American journal of physiology. Renal physiology

Renal redox dysregulation in AKI: application for oxidative stress marker of AKI.

PMID 25350977


Oxidative stress is a major determinant of acute kidney injury (AKI); however, the effects of an AKI on renal redox system are unclear, and few existing AKI markers are suitable for evaluating oxidative stress. We measured urinary levels of the redox-regulatory protein thioredoxin 1 (TRX1) in patients with various kinds of kidney disease and in mice with renal ischemia-reperfusion injury. Urinary TRX1 levels were markedly higher in patients with AKI than in those with chronic kidney disease or in healthy subjects.

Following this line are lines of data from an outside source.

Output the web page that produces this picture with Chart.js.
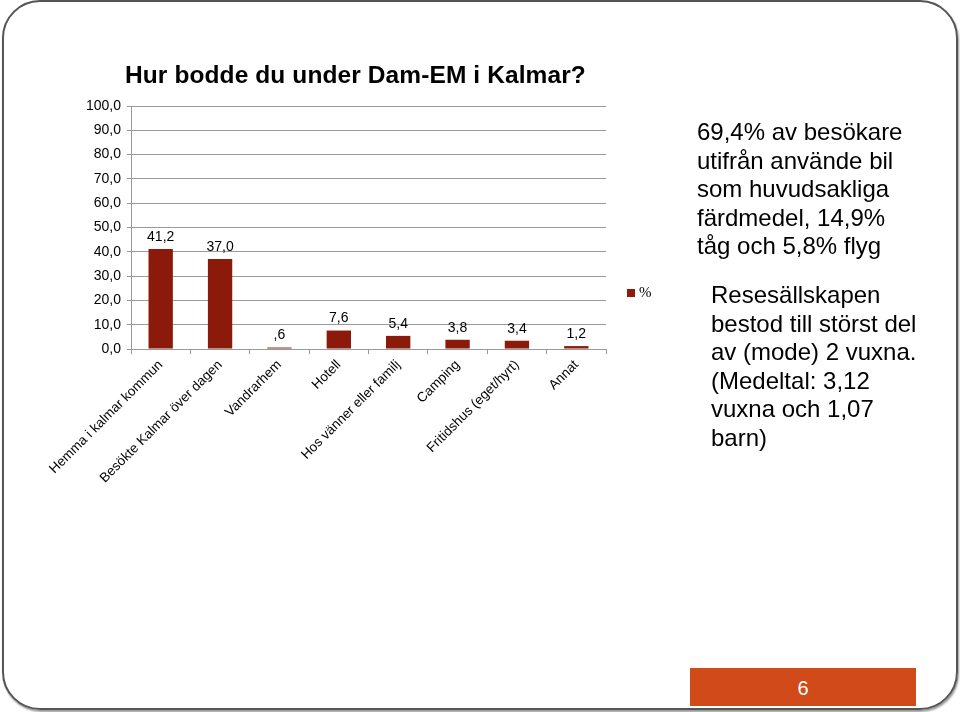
<!DOCTYPE html>
<html>
<head>
<meta charset="utf-8">
<script src="https://cdn.jsdelivr.net/npm/chart.js@4.4.0/dist/chart.umd.min.js"></script>
<style>
  html, body { margin: 0; padding: 0; background: #fff; }
  #slide { position: relative; width: 960px; height: 712px; overflow: hidden; font-family: "Liberation Sans", Arial, sans-serif; }
  #frame { position: absolute; left: 2px; top: 0px; width: 952px; height: 706px; border: 2px solid #555; border-radius: 38px; box-shadow: 1px 2px 2px #999; }
  #chartWrap { position: absolute; left: 0; top: 0; width: 960px; height: 712px; }
  #title { position: absolute; left: 125px; top: 61px; font-size: 24.5px; font-weight: bold; color: #000; white-space: nowrap; letter-spacing: 0.1px; }
  #legend { position: absolute; left: 627px; top: 284px; font-family: "Liberation Serif", serif; font-size: 15px; color: #000; }
  #legend span { display: inline-block; width: 8px; height: 8px; background: #8f1a0c; margin-right: 4px; }
  .txt { position: absolute; font-size: 24px; line-height: 28.6px; color: #000; }
  #pageBox { position: absolute; left: 690px; top: 668px; width: 226px; height: 38px; background: #d04a1a; color: #fff; font-size: 20px; text-align: center; line-height: 40px; }
</style>
</head>
<body>
<div id="slide">
  <div id="frame"></div>
  <div id="chartWrap"><canvas id="myChart" width="960" height="712"></canvas></div>
  <div id="title">Hur bodde du under Dam-EM i Kalmar?</div>
  <div id="legend"><span></span>%</div>
  <div class="txt" style="left:697px; top:118px;">69,4% av besökare<br>utifrån använde bil<br>som huvudsakliga<br>färdmedel, 14,9%<br>tåg och 5,8% flyg</div>
  <div class="txt" style="left:711px; top:281px;">Resesällskapen<br>bestod till störst del<br>av (mode) 2 vuxna.<br>(Medeltal: 3,12<br>vuxna och 1,07<br>barn)</div>
  <div id="pageBox">6</div>
</div>
<script>
// Data
var categories = ['Hemma i kalmar kommun', 'Besökte Kalmar över dagen', 'Vandrarhem', 'Hotell',
  'Hos vänner eller familj', 'Camping', 'Fritidshus (eget/hyrt)', 'Annat'];
var percentValues = [41.2, 37.0, 0.6, 7.6, 5.4, 3.8, 3.4, 1.2];
var yTicks = [0, 10, 20, 30, 40, 50, 60, 70, 80, 90, 100];

function fmt(v) {
  var s = v.toFixed(1).replace('.', ',');
  if (s.indexOf('0,') === 0) s = s.substring(1); // ",6" som i Excel
  return s;
}

// etiketter ovanför staplarna
var valueLabels = {
  id: 'valueLabels',
  afterDatasetsDraw: function(chart) {
    var ctx = chart.ctx;
    var meta = chart.getDatasetMeta(0);
    ctx.save();
    ctx.font = '14px "Liberation Sans", Arial, sans-serif';
    ctx.fillStyle = '#000';
    ctx.textAlign = 'center';
    ctx.textBaseline = 'bottom';
    meta.data.forEach(function(bar, i) {
      ctx.fillText(fmt(percentValues[i]), bar.x, bar.y - 5);
    });
    ctx.restore();
  }
};

var ctx = document.getElementById('myChart').getContext('2d');
var myChart = new Chart(ctx, {
  type: 'bar',
  data: {
    labels: categories,
    datasets: [{
      label: '%',
      data: percentValues,
      backgroundColor: '#8c1a0b',
      borderWidth: 0,
      categoryPercentage: 1.0,
      barPercentage: 0.41
    }]
  },
  options: {
    responsive: false,
    animation: false,
    layout: { padding: { left: 81, top: 106, right: 354, bottom: 223 } },
    plugins: {
      legend: { display: false },
      tooltip: { enabled: false },
      title: { display: false }
    },
    scales: {
      x: {
        grid: { display: true, drawOnChartArea: false, offset: true, color: '#999', tickLength: 5 },
        border: { color: '#999' },
        ticks: {
          minRotation: 45, maxRotation: 45, autoSkip: false,
          color: '#000',
          font: { family: '"Liberation Sans", Arial, sans-serif', size: 13.5 }
        },
        afterFit: function(s) { s.height = 140; }
      },
      y: {
        min: 0, max: 100,
        afterBuildTicks: function(s) { s.ticks = yTicks.map(function(v) { return { value: v }; }); },
        grid: { color: '#9a9a9a', tickLength: 4 },
        border: { color: '#999' },
        ticks: {
          color: '#000',
          padding: 6,
          font: { family: '"Liberation Sans", Arial, sans-serif', size: 14 },
          callback: function(v) { return v.toFixed(1).replace('.', ','); }
        },
        afterFit: function(s) { s.width = 50; }
      }
    }
  },
  plugins: [valueLabels]
});
</script>
</body>
</html>
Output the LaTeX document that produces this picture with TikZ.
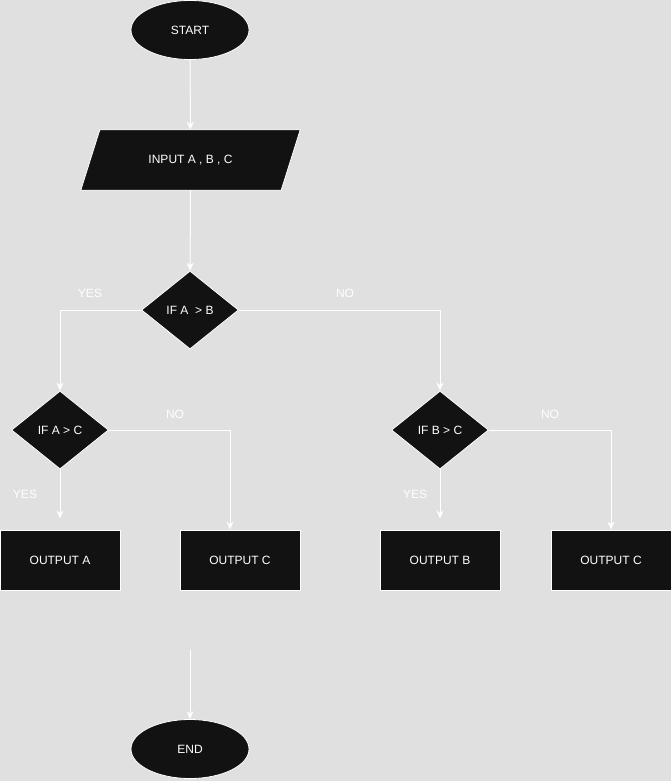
\documentclass[tikz,border=0pt]{standalone}
\usepackage{fontspec}
\setmainfont{Liberation Sans}
\usetikzlibrary{shapes.geometric,arrows.meta}
\definecolor{bg}{HTML}{E0E0E0}
\definecolor{boxfill}{HTML}{121212}
\begin{document}
\begin{tikzpicture}[x=1pt,y=-1pt,
  shp/.style={draw=white,line width=0.8pt,fill=boxfill,text=white,inner sep=0pt,font=\fontsize{12}{14}\selectfont},
  term/.style={shp,ellipse,minimum width=118pt,minimum height=59pt},
  io/.style={rectangle,text=white,inner sep=0pt,minimum width=200pt,minimum height=60pt,font=\fontsize{12}{14}\selectfont},
  test/.style={shp,diamond,minimum width=97pt,minimum height=78pt},
  outbox/.style={shp,rectangle,minimum width=120pt,minimum height=60pt},
  lbl/.style={text=white,font=\fontsize{12}{14}\selectfont},
  link/.style={draw=white,line width=1pt,-{Stealth[length=8pt,width=7pt,inset=2.5pt]}}]
\fill[bg] (0,0) rectangle (671,781);
\useasboundingbox (0,0) rectangle (671,781);
\node[term] (start) at (190,30) {START};
\node[io] (input) at (190.5,160) {};
\filldraw[draw=white,line width=0.8pt,fill=boxfill] ([xshift=9.5pt]input.north west) -- ([xshift=9.5pt]input.north east) -- ([xshift=-9.5pt]input.south east) -- ([xshift=-9.5pt]input.south west) -- cycle;
\node[io] (inputtext) at (input) {INPUT A , B , C};
\node[test] (ifab) at (190,310) {IF A ~> B};
\node[test] (ifac) at (60,430) {IF A > C};
\node[test] (ifbc) at (440,430) {IF B > C};
\node[outbox] (outa) at (60,560) {OUTPUT A};
\node[outbox] (outcl) at (240,560) {OUTPUT C};
\node[outbox] (outb) at (440,560) {OUTPUT B};
\node[outbox] (outcr) at (611,560) {OUTPUT C};
\node[term] (end) at (190,749) {END};
\coordinate (endin) at (190,650);
\node[lbl] (yesab) at (90,293) {YES};
\node[lbl] (noab) at (345,293) {NO};
\node[lbl] (noac) at (175,414) {NO};
\node[lbl] (yesac) at (25,494) {YES};
\node[lbl] (nobc) at (550,414) {NO};
\node[lbl] (yesbc) at (415,494) {YES};
\draw[link] (start) -- (input);
\draw[link] (input) -- (ifab);
\draw[link] (ifab.west) -| (ifac.north);
\draw[link] (ifab.east) -| (ifbc.north);
\draw[link] (ifac.east) -| ([xshift=-10pt]outcl.north);
\draw[link] (ifbc.east) -| (outcr.north);
\draw[link] (ifac.south) -- ([yshift=11pt]outa.north);
\draw[link] (ifbc.south) -- ([yshift=11pt]outb.north);
\draw[link] (endin) -- (end);
\end{tikzpicture}
\end{document}
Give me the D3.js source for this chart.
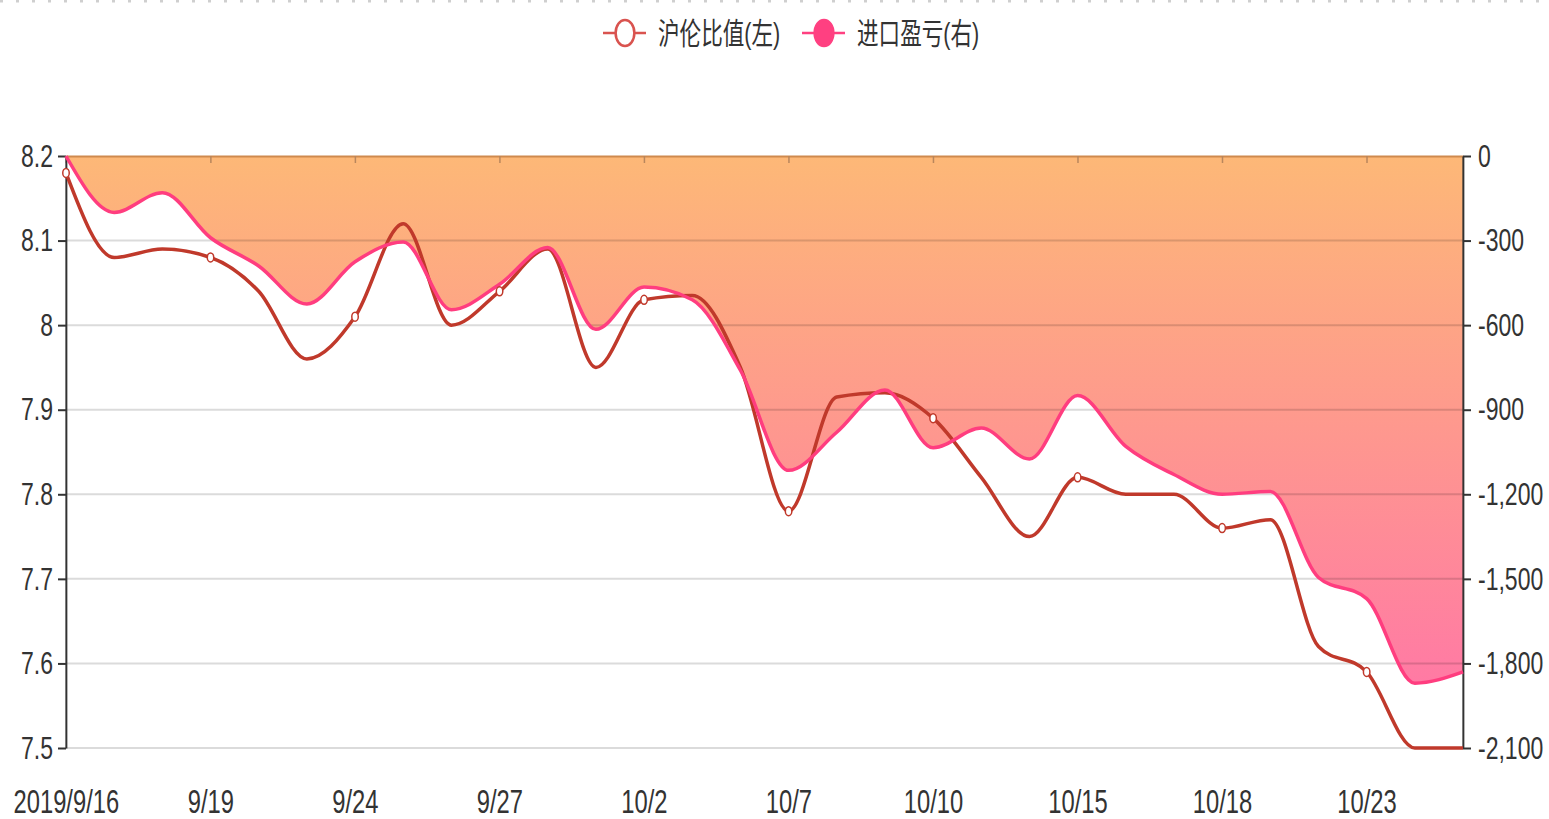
<!DOCTYPE html>
<html>
<head>
<meta charset="utf-8">
<script src="https://cdn.jsdelivr.net/npm/d3@7"></script>
<style>
html, body { margin: 0; padding: 0; background: #fff; overflow: hidden; }
svg { display: block; }
text { font-family: "Liberation Sans", "Noto Sans CJK SC", sans-serif; fill: #333; }
</style>
</head>
<body>
<div id="chart"></div>
<script>
// dates (trading days) and the two series
var dates = ["2019/9/16","9/17","9/18","9/19","9/20","9/23","9/24","9/25","9/26","9/27",
	"9/30","10/1","10/2","10/3","10/4","10/7","10/8","10/9","10/10","10/11",
	"10/14","10/15","10/16","10/17","10/18","10/21","10/22","10/23","10/24","10/25"];

var ratio = [8.18, 8.08, 8.09, 8.08, 8.04, 7.96, 8.01, 8.12, 8.00, 8.04,
	8.09, 7.95, 8.03, 8.035, 7.95, 7.78, 7.915, 7.92, 7.89, 7.82,
	7.75, 7.82, 7.80, 7.80, 7.76, 7.77, 7.62, 7.59, 7.50, 7.50];

var profit = [0, -200, -130, -290, -390, -525, -375, -305, -545, -455,
	-325, -615, -465, -510, -760, -1115, -980, -830, -1035, -965,
	-1075, -850, -1030, -1130, -1200, -1190, -1495, -1570, -1870, -1830];

var leftTicks = [7.5, 7.6, 7.7, 7.8, 7.9, 8, 8.1, 8.2];
var rightTicks = [-2100, -1800, -1500, -1200, -900, -600, -300, 0];
var legendNames = ["沪伦比值(左)", "进口盈亏(右)"];

// the picture is squeezed horizontally, so draw wide and squeeze with the viewBox
var SX = 0.72;
var W = 1549, H = 819;
var VW = W / SX;
function vx(px) { return px / SX; }

var svg = d3.select("#chart").append("svg")
	.attr("width", W)
	.attr("height", H)
	.attr("viewBox", "0 0 " + VW + " " + H)
	.attr("preserveAspectRatio", "none");

var plotLeft = 66, plotRight = 1463, plotTop = 156, plotBottom = 748;

var xScale = d3.scalePoint().domain(dates).range([vx(plotLeft), vx(plotRight)]);
var yLeft = d3.scaleLinear().domain([7.5, 8.2]).range([plotBottom, plotTop]);
var yRight = d3.scaleLinear().domain([-2100, 0]).range([plotBottom, plotTop]);

var shown = dates.filter(function(d, i) { return i % 3 == 0; });

// gradient for the area
var grad = svg.append("defs").append("linearGradient")
	.attr("id", "fillGrad")
	.attr("x1", 0).attr("y1", 0).attr("x2", 0).attr("y2", 1);
grad.append("stop").attr("offset", "0%").attr("stop-color", "#fdb877");
grad.append("stop").attr("offset", "100%").attr("stop-color", "#ff7aa4");

// dotted border at the very top
svg.append("line")
	.attr("x1", 0).attr("x2", VW).attr("y1", 1).attr("y2", 1)
	.attr("stroke", "#cfcfcf")
	.attr("stroke-width", 3)
	.attr("stroke-dasharray", vx(3) + "," + vx(13));

// area of 进口盈亏
var area = d3.area()
	.x(function(d, i) { return xScale(dates[i]); })
	.y0(yRight(0))
	.y1(function(d) { return yRight(d); })
	.curve(d3.curveMonotoneX);

svg.append("path")
	.datum(profit)
	.attr("d", area)
	.attr("fill", "url(#fillGrad)");

// grid lines (drawn over the area, translucent)
svg.selectAll(".grid")
	.data(leftTicks.filter(function(d) { return d < 8.2; }))
	.enter().append("line")
	.attr("class", "grid")
	.attr("x1", vx(plotLeft)).attr("x2", vx(plotRight))
	.attr("y1", function(d) { return yLeft(d); })
	.attr("y2", function(d) { return yLeft(d); })
	.attr("stroke", "#000")
	.attr("stroke-opacity", 0.14)
	.attr("stroke-width", 2)
	.attr("vector-effect", "non-scaling-stroke");

// x axis line on top with ticks pointing down
var xTop = svg.append("g")
	.attr("transform", "translate(0," + plotTop + ")")
	.call(d3.axisBottom(xScale).tickValues(shown).tickSize(7).tickSizeOuter(0).tickFormat(""));
xTop.select(".domain").attr("stroke", "#cf8a4e").attr("stroke-width", 2).attr("vector-effect", "non-scaling-stroke");
xTop.selectAll(".tick line").attr("stroke", "#b9865c").attr("stroke-width", 1.5).attr("vector-effect", "non-scaling-stroke");

// x labels at the bottom
var xBottom = svg.append("g")
	.attr("transform", "translate(0," + plotBottom + ")")
	.call(d3.axisBottom(xScale).tickValues(shown).tickSizeInner(0).tickSizeOuter(0).tickPadding(42));
xBottom.select(".domain").remove();
xBottom.selectAll("text").attr("font-size", 33).attr("fill", "#333")
	.style("font-family", "'Liberation Sans', sans-serif");

// left axis
var yl = svg.append("g")
	.attr("transform", "translate(" + vx(plotLeft) + ",0)")
	.call(d3.axisLeft(yLeft).tickValues(leftTicks).tickSize(vx(8)).tickSizeOuter(0).tickPadding(vx(5))
		.tickFormat(function(d) { return String(+d.toFixed(1)); }));
yl.selectAll("text").attr("font-size", 32).attr("fill", "#333")
	.style("font-family", "'Liberation Sans', sans-serif");
yl.selectAll("path, line").attr("stroke", "#333").attr("stroke-width", 2).attr("vector-effect", "non-scaling-stroke");

// right axis
var yr = svg.append("g")
	.attr("transform", "translate(" + vx(plotRight) + ",0)")
	.call(d3.axisRight(yRight).tickValues(rightTicks).tickSize(vx(8)).tickSizeOuter(0).tickPadding(vx(7))
		.tickFormat(function(d) { return d3.format(",")(d).replace("\u2212", "-"); }));
yr.selectAll("text").attr("font-size", 32).attr("fill", "#333")
	.style("font-family", "'Liberation Sans', sans-serif");
yr.selectAll("path, line").attr("stroke", "#333").attr("stroke-width", 2).attr("vector-effect", "non-scaling-stroke");

// lines
var lineL = d3.line()
	.x(function(d, i) { return xScale(dates[i]); })
	.y(function(d) { return yLeft(d); })
	.curve(d3.curveMonotoneX);

var lineR = d3.line()
	.x(function(d, i) { return xScale(dates[i]); })
	.y(function(d) { return yRight(d); })
	.curve(d3.curveMonotoneX);

svg.append("path")
	.datum(ratio)
	.attr("d", lineL)
	.attr("fill", "none")
	.attr("stroke", "#c0392b")
	.attr("stroke-width", 3.5)
	.attr("vector-effect", "non-scaling-stroke");

svg.append("path")
	.datum(profit)
	.attr("d", lineR)
	.attr("fill", "none")
	.attr("stroke", "#ff3d7f")
	.attr("stroke-width", 3.5)
	.attr("vector-effect", "non-scaling-stroke");

// markers on the ratio line, every third point
svg.selectAll(".dot")
	.data(ratio.map(function(v, i) { return {i: i, v: v}; }).filter(function(d) { return d.i % 3 == 0; }))
	.enter().append("circle")
	.attr("class", "dot")
	.attr("cx", function(d) { return xScale(dates[d.i]); })
	.attr("cy", function(d) { return yLeft(d.v); })
	.attr("r", 4.5)
	.attr("fill", "#fff")
	.attr("stroke", "#c0392b")
	.attr("stroke-width", 1.5)
	.attr("vector-effect", "non-scaling-stroke");

// legend
var legend = [
	{name: legendNames[0], color: "#d9534f", x: 603, fill: "#fff"},
	{name: legendNames[1], color: "#ff4081", x: 802, fill: "#ff4081"}
];
var lg = svg.selectAll(".legend").data(legend).enter().append("g").attr("class", "legend");
lg.append("line")
	.attr("x1", function(d) { return vx(d.x); })
	.attr("x2", function(d) { return vx(d.x + 43); })
	.attr("y1", 33).attr("y2", 33)
	.attr("stroke", function(d) { return d.color; })
	.attr("stroke-width", 2.5)
	.attr("vector-effect", "non-scaling-stroke");
lg.append("circle")
	.attr("cx", function(d) { return vx(d.x + 22); })
	.attr("cy", 33)
	.attr("r", 13)
	.attr("fill", function(d) { return d.fill; })
	.attr("stroke", function(d) { return d.color; })
	.attr("stroke-width", 2.5)
	.attr("vector-effect", "non-scaling-stroke");
lg.append("text")
	.attr("x", function(d) { return vx(d.x + 55); })
	.attr("y", 44)
	.attr("font-size", 30)
	.attr("fill", "#333")
	.text(function(d) { return d.name; });
</script>
</body>
</html>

In a receiver operating characteristic curve analysis to differentiate between AKI and other renal diseases, the area under the curve for urinary TRX1 was 0.94 (95% confidence interval, 0.90-0.98), and the sensitivity and specificity were 0.88 and 0.88, respectively, at the optimal cutoff value of 43.0 μg/g creatinine. Immunostaining revealed TRX1 to be diffusely distributed in the tubules of normal kidneys, but to be shifted to the brush borders or urinary lumen in injured tubules in both mice and humans with AKI. Urinary TRX1 in AKI was predominantly in the oxidized form. In cultured human proximal tubular epithelial cells, hydrogen peroxide specifically and dose dependently increased TRX1 levels in the culture supernatant, while reducing intracellular levels. These findings suggest that urinary TRX1 is an oxidative stress-specific biomarker useful for distinguishing AKI from chronic kidney disease and healthy kidneys.